No package management for C++ is popular enough for C++ programmers to avoid all the hardworks of manually managing packages, because there are always some (or most) packages you rely on not in these package management systems.

pip, for all its shortcomings, does include almost all of the Python packages you ever need to use. That is a significant different in practice.

Given that OP was talking about getting C/C++ packages "off a usenet archive", I think it's clear that they were talking about what coding C and C++ was like two or more decades ago.

Exactly -- one of the blog posts on the page they link to has a "3 Month Anniversary Survey"

Historically, that is a relative newcomer to the C/C++ world. You completely missed the parent's point.

I'm pretty sure this didn't exist in the 80's and 90's ...

What about pkgconf + autoconf? Might not be the grand unified package manager you're conditioned to look for, but works well and is pretty much universally used. Besides, C and C++ aren't about language ecosystem lock-in, but about creating standardized artifacts (shared libs, static libs, and executables) designed to work and link well in a polyglot environment (well C++ maybe less so with its symbol mangling/typesafe linkage).

I don't think its hyperbolic. If so many people are complaining then we have a issue. I have tried to learn Python but every time I did, some things kept turning me off.

- First indentation was a issue for me but I looked past it and went ahead to give another go at Python.

- Even the best in class IDE suffer to give any kind of insight into python code.

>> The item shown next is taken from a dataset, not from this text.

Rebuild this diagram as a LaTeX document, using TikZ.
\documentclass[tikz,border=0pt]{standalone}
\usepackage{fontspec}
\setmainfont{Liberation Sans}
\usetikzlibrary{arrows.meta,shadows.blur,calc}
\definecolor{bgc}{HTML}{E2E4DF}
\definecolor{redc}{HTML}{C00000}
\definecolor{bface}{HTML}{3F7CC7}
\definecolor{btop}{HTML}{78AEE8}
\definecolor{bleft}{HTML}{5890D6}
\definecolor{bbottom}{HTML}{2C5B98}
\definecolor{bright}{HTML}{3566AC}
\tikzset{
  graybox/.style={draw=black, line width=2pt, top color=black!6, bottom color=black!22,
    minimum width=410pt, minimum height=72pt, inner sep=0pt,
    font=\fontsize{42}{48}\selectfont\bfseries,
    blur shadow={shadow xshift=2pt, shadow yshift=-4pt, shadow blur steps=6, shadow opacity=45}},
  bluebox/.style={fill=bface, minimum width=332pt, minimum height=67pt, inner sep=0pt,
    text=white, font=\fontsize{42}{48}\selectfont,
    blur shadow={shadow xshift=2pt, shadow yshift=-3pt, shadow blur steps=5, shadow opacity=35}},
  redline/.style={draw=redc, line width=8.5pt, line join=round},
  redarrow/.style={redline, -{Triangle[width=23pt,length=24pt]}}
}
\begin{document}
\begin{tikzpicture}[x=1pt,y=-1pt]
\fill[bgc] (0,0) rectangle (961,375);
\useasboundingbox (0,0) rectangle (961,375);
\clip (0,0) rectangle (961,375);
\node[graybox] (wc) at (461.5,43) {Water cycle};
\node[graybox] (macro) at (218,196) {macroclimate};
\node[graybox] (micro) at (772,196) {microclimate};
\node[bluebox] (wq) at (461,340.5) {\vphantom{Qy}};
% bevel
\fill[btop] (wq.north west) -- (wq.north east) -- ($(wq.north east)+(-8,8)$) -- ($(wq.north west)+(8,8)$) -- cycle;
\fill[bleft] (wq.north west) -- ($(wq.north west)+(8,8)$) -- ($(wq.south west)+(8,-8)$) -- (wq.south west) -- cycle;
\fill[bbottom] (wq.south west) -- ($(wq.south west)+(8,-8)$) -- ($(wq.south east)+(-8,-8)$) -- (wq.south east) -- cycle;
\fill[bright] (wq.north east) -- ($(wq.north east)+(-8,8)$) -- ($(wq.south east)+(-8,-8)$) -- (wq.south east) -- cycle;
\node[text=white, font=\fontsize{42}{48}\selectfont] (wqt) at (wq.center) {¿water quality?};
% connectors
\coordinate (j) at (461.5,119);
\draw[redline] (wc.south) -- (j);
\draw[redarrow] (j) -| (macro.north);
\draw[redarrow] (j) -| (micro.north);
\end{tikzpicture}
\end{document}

- Two versions: At my workplace we use Python 2. I prefer to learn newer version but don't have choice. When Python 3 came out they should have initiated deprecation of Python 2 but that does not seem to be the case. Tonnes of libraries are still in Python 2. They should have maintain language backward compatible instead of fragmenting the entire community.

- So many ways to do a thing. This is subjective but I need a language which gives predictable performance for given piece of code. Go does this. There's usually one way of doing things and only one way. No need to know nooks and crannies of the language nor there is such a thing in Go

> At my workplace we use Python 2.

You’re probably aware of this, but at the odd chance you aren’t, Python 2 end of life is 2020. You really should be moving to Python 3.

> Go does this.

There is a lot of love for Go and Rust on HN, but unless your region of the world is significantly different than mine, then chances are that there won’t be a Go or Rust job in your lifetime. I’ve only ever seen one of them mentioned in a job opening for my entire country, and that was as “nice to know” for a c++ job at Google.

I’m sure Rust and Go are truly excellent languages, but that doesn’t really matter for most people, if they never manage to see any adoption outside of Silicon Valley.

> "nice to know"

So true. There are tonne of Python, Java and other legacy software jobs compared to Go.

I am probably gonna have to learn Python (which I think is better than existing legacy technologies) because of this though I am not really interested.

Place your bets now; I predict the day they turn off pip2 will be the real y2k.

This is how I predict it will happen.

On January 1, 2020 will happen ABSOLUTELY NOTHING.

It will be gradual, as long as you're developing more and more packages will refuse to work. If you realize there's a bug in one of your dependency and the fix is in a version that doesn't work on python 2, tough luck you either will have to backport the fix or migrate the code.

As time progress it will be more and more work to deal.

And guess what, some packages didn't even want to wait they already dropped python 2 support: https://python3statement.org/ (look at Projects Timeline) so it is starting happening right now. I'm wondering if pip will decide to drop the support in 2020, that might end up being the biggest hit.

Python 2 support ends in less than 5 months. They extended the deadline 5 years ago.

I’d say deprecation has been initiated.

Complaining isn't the problem, yes there are package management problems, a virtualenv package solves most of them. I'm not saying there isn't. Python 2 really stopped being a problem for me last year, I haven't hit an issue for a while.

I'm talking about the comments saying it was causing their burnout "x100" and other such hyperbolic statements.